Not only did Satyajit Ray use Rabindra Sangeet to convey the essence of many of his films, he adapted quite a few of Tagore's stories into four films and also made a documentary on the Nobel Laureate. In 1961, Ray made Teen Kanya (Three Daughters), on three Tagore short stories - Postmaster, Monihara and Samapti. Interestingly all these three stories have been made into individual films, before and since this film. Charulata (1964) based on Tagore's short story "Noshtonir" won Ray his second Silver Bear for Best Director in the Berlin International Film Festival while Ghare Baire made in 1984 won him a Golden Palm nomination at Cannes International Film Festival.

Besides these, scores of other films in different languages and at different times have been based on Tagore's works; not just his novels, novellas, plays and short stories, but even his poems and songs. An example can be given of Debaki Bose who in an instance of rare cinematic inspiration took four poems of Tagore to make the documentary film Arghya in 1961. Many of Tagore's stories have been adapted and readapted multiple times like his story Naukadubi was adapted three times between 1932 to 1979 with a fourth to be released soon.
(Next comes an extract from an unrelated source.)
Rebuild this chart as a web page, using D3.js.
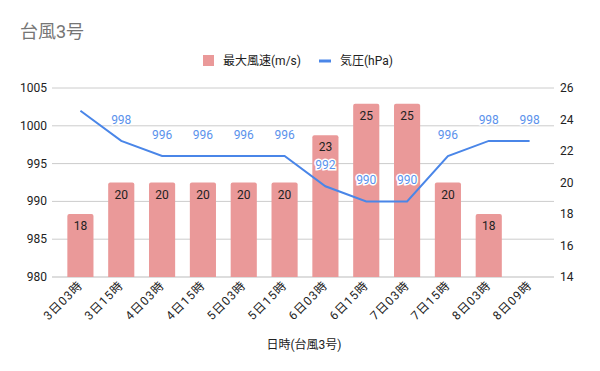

A still from Subhash Ghai's "Kashmakash"
Tagore as Director
In 1932, on the occasion of Tagore's 70th birth anniversary, New Theatres, one of the prominent filmmaking studios, arranged the filming of Natir Puja - an adaptation of Tagore's poem Pujarini, which the poet had staged in 1927. This was the only time that Tagore was so closely associated with cinema with the screenplay being written under his guidance by nephew Dinendranath 'Dinu' Tagore and the master composing the background music, with students of Santiniketan acting in the film. Tagore not only directed this dance-drama shot over four days, but also played an important role in the film. Though the film in its entirety has been lost, a portion has been found and restored by NFAI.
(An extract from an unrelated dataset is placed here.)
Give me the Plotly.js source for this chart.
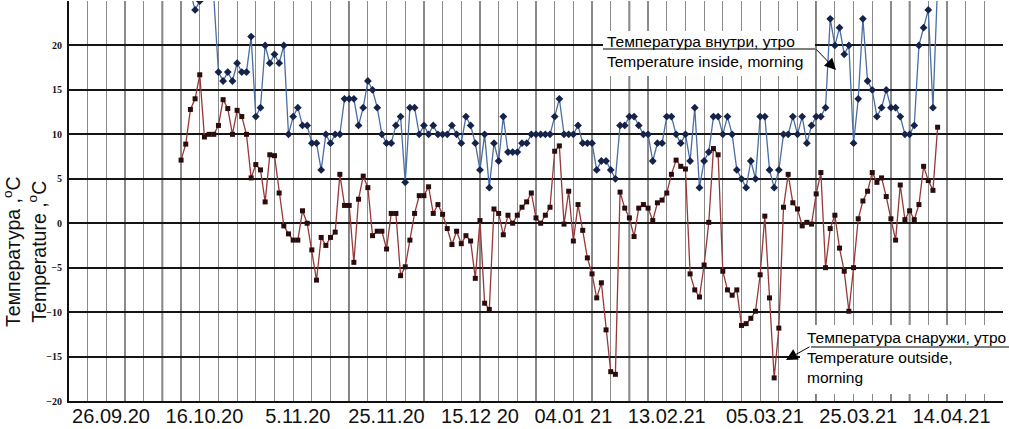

Over the years, close to a 100 films, more than half in Bengali, have been made on Tagore's works, making him one of the most adapted writers of all times. This number would have been bigger if many films had not been lost forever. Also many don't even mention Tagore. Adaptations of Tagore's work just don't seem to stop with many more projects being announced in the last few years, ever since Tagore's work came into public domain. Rabindranath Tagore's contribution to cinema thus screams for a more serious attention from scholars of cinema, literature and history itself.

Now available
Keeping this in mind, NFDC has released a compilation of Tagore’s short films on a DVD which includes the cinematic adaptation of Rabindranath Tagore’s short story “Kabuliwala” along with Tapan Sinha’s “Khudito Pashan”, Satyajit Ray’s “Teen Kanya”, and Kumar Shahani’s “Char Adhyaya”.
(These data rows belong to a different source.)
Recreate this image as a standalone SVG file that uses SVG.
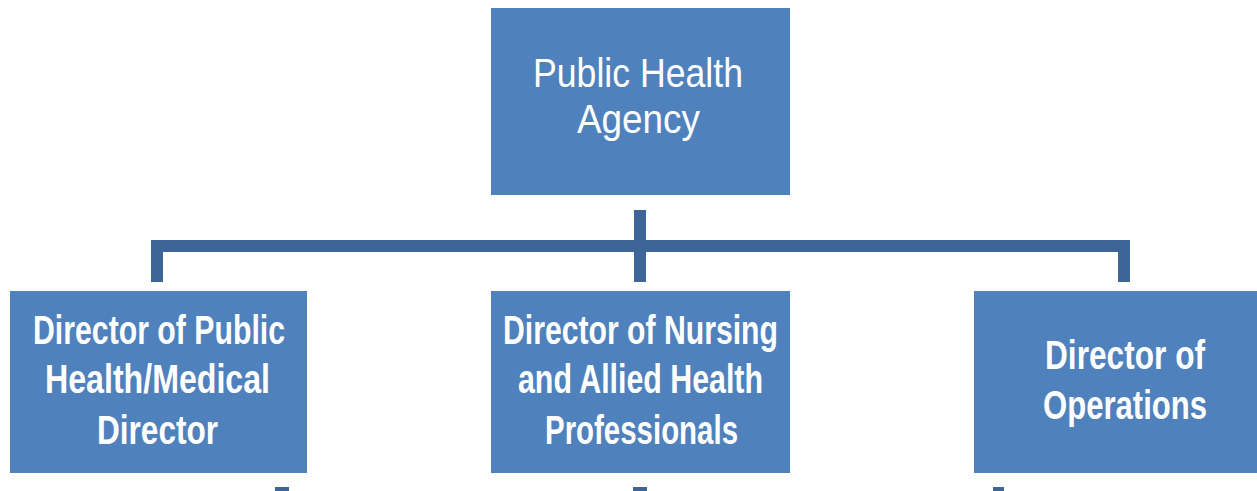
<svg xmlns="http://www.w3.org/2000/svg" width="1257" height="491" viewBox="0 0 1257 491">
<style>
.box{fill:#4F81BD}
.t{fill:#FFFFFF;font-family:"Liberation Sans",Arial,sans-serif;text-anchor:start}
.top{font-size:41px}
.sub{font-size:40px;font-weight:bold}
.conn{fill:none;stroke:#3E6598;stroke-width:12;stroke-linejoin:miter}
</style>
<rect width="1257" height="491" fill="#FFFFFF"/>
<g id="connectors">
<path class="conn" d="M157,282 V246 H1124 V282"/>
<path class="conn" d="M640,210 V282"/>
<rect x="275" y="487" width="14" height="4" fill="#3E6598"/>
<rect x="633" y="487" width="14" height="4" fill="#3E6598"/>
<rect x="993" y="487" width="11" height="4" fill="#3E6598"/>
</g>
<g id="node-agency">
<rect class="box" x="491" y="8" width="299" height="187"/>
<text class="t top" x="533" y="87" textLength="210" lengthAdjust="spacingAndGlyphs">Public Health</text>
<text class="t top" x="577" y="133" textLength="123" lengthAdjust="spacingAndGlyphs">Agency</text>
</g>
<g id="node-public-health">
<rect class="box" x="10" y="291" width="297" height="182"/>
<text class="t sub" x="33" y="344" textLength="252" lengthAdjust="spacingAndGlyphs">Director of Public</text>
<text class="t sub" x="45" y="393" textLength="225" lengthAdjust="spacingAndGlyphs">Health/Medical</text>
<text class="t sub" x="97" y="444" textLength="121" lengthAdjust="spacingAndGlyphs">Director</text>
</g>
<g id="node-nursing">
<rect class="box" x="491" y="291" width="299" height="182"/>
<text class="t sub" x="503" y="344" textLength="275" lengthAdjust="spacingAndGlyphs">Director of Nursing</text>
<text class="t sub" x="518" y="393" textLength="245" lengthAdjust="spacingAndGlyphs">and Allied Health</text>
<text class="t sub" x="545" y="444" textLength="193" lengthAdjust="spacingAndGlyphs">Professionals</text>
</g>
<g id="node-operations">
<rect class="box" x="974" y="291" width="299" height="182"/>
<text class="t sub" x="1045" y="369" textLength="160" lengthAdjust="spacingAndGlyphs">Director of</text>
<text class="t sub" x="1043" y="419" textLength="164" lengthAdjust="spacingAndGlyphs">Operations</text>
</g>
</svg>
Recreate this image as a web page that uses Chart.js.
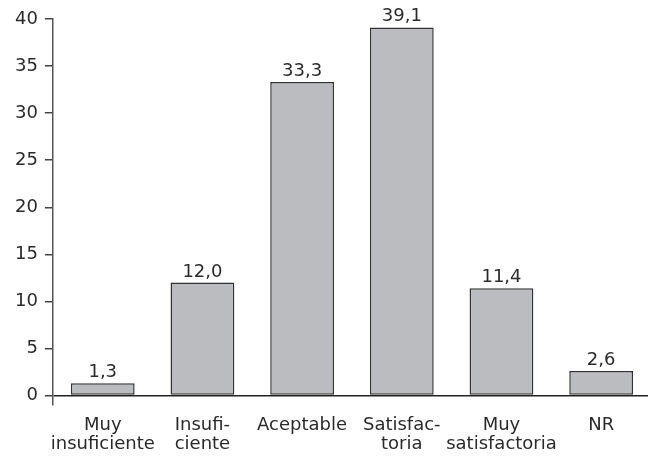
<!DOCTYPE html>
<html>
<head>
<meta charset="utf-8">
<script src="https://cdn.jsdelivr.net/npm/chart.js@4"></script>
<style>
  html, body { margin: 0; padding: 0; background: #fff; overflow: hidden; }
  #wrap { width: 651px; height: 456px; position: relative; }
</style>
</head>
<body>
<div id="wrap"><canvas id="c"></canvas></div>
<script>
// Valoración (%) por categoría
const categories = [
  ['Muy', 'insuficiente'],
  ['Insufi-', 'ciente'],
  'Aceptable',
  ['Satisfac-', 'toria'],
  ['Muy', 'satisfactoria'],
  'NR'
];
const percentages = [1.3, 12.0, 33.3, 39.1, 11.4, 2.6];
const yTicks = [0, 5, 10, 15, 20, 25, 30, 35, 40];

const FONT = '"DejaVu Sans", sans-serif';
const TEXT = '#2b2b2b';

// Writes each bar's value above it, with a decimal comma
const valueLabels = {
  id: 'valueLabels',
  afterDatasetsDraw(chart) {
    const ctx = chart.ctx;
    const meta = chart.getDatasetMeta(0);
    ctx.save();
    ctx.font = '18px ' + FONT;
    ctx.fillStyle = TEXT;
    ctx.textAlign = 'center';
    ctx.textBaseline = 'alphabetic';
    meta.data.forEach((bar, i) => {
      const txt = percentages[i].toFixed(1).replace('.', ',');
      ctx.fillText(txt, bar.x, bar.y - 6);
    });
    ctx.restore();
  }
};

new Chart(document.getElementById('c'), {
  type: 'bar',
  data: {
    labels: categories,
    datasets: [{
      data: percentages,
      backgroundColor: '#bbbcc0',
      borderColor: '#333333',
      borderWidth: 1.5,
      borderSkipped: false,
      categoryPercentage: 1.0,
      barPercentage: 0.64
    }]
  },
  options: {
    responsive: true,
    maintainAspectRatio: false,
    animation: false,
    devicePixelRatio: 1,
    layout: { padding: { top: 19, left: 8, right: 0, bottom: 0 } },
    plugins: { legend: { display: false }, tooltip: { enabled: false } },
    scales: {
      x: {
        afterFit(scale) { scale.height = 51; },
        grid: { display: false, drawTicks: false, tickLength: 0 },
        border: { display: false },
        ticks: {
          color: TEXT,
          font: { family: FONT, size: 18, lineHeight: 1.1 },
          padding: 10,
          maxRotation: 0,
          autoSkip: false
        }
      },
      y: {
        min: -1,
        max: 40,
        afterBuildTicks(scale) {
          scale.ticks = yTicks.map(v => ({ value: v }));
        },
        border: { display: true, color: '#555555', width: 1.5 },
        grid: {
          drawOnChartArea: true,
          color: c => (c.tick && c.tick.value === 0 ? '#222222' : 'rgba(0,0,0,0)'),
          lineWidth: 1.5,
          tickColor: '#444444',
          tickLength: 8
        },
        ticks: {
          color: TEXT,
          font: { family: FONT, size: 18 },
          padding: 7
        }
      }
    }
  },
  plugins: [valueLabels]
});
</script>
</body>
</html>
“These films are released in DVD format as part of the 150th birth anniversary celebrations of Tagore this year. The audience needs to see these iconic films in the new formats,” said NFDC managing director Neena Gupta, who undertook the project under the direction of the Ministry of Culture.

Priced at Rs 399, this DVD set also contains “Natir Puja”, the silent film directed by Tagore himself. Most of these were lying in film archives across India before NFDC decided to restore them last year. The documentary ''Natir Puja'' is a compilation of the available footage of a silent film that was directed by Rabindranath Tagore himself. This was the only film where Tagore was directly involved in the production. Shot over four days on the occasion of his 70th birthday, the film features Tagore himself in an important role.


  1. Nice writing. Interesting info. Where is the DVD available?? Love to have one for my collection.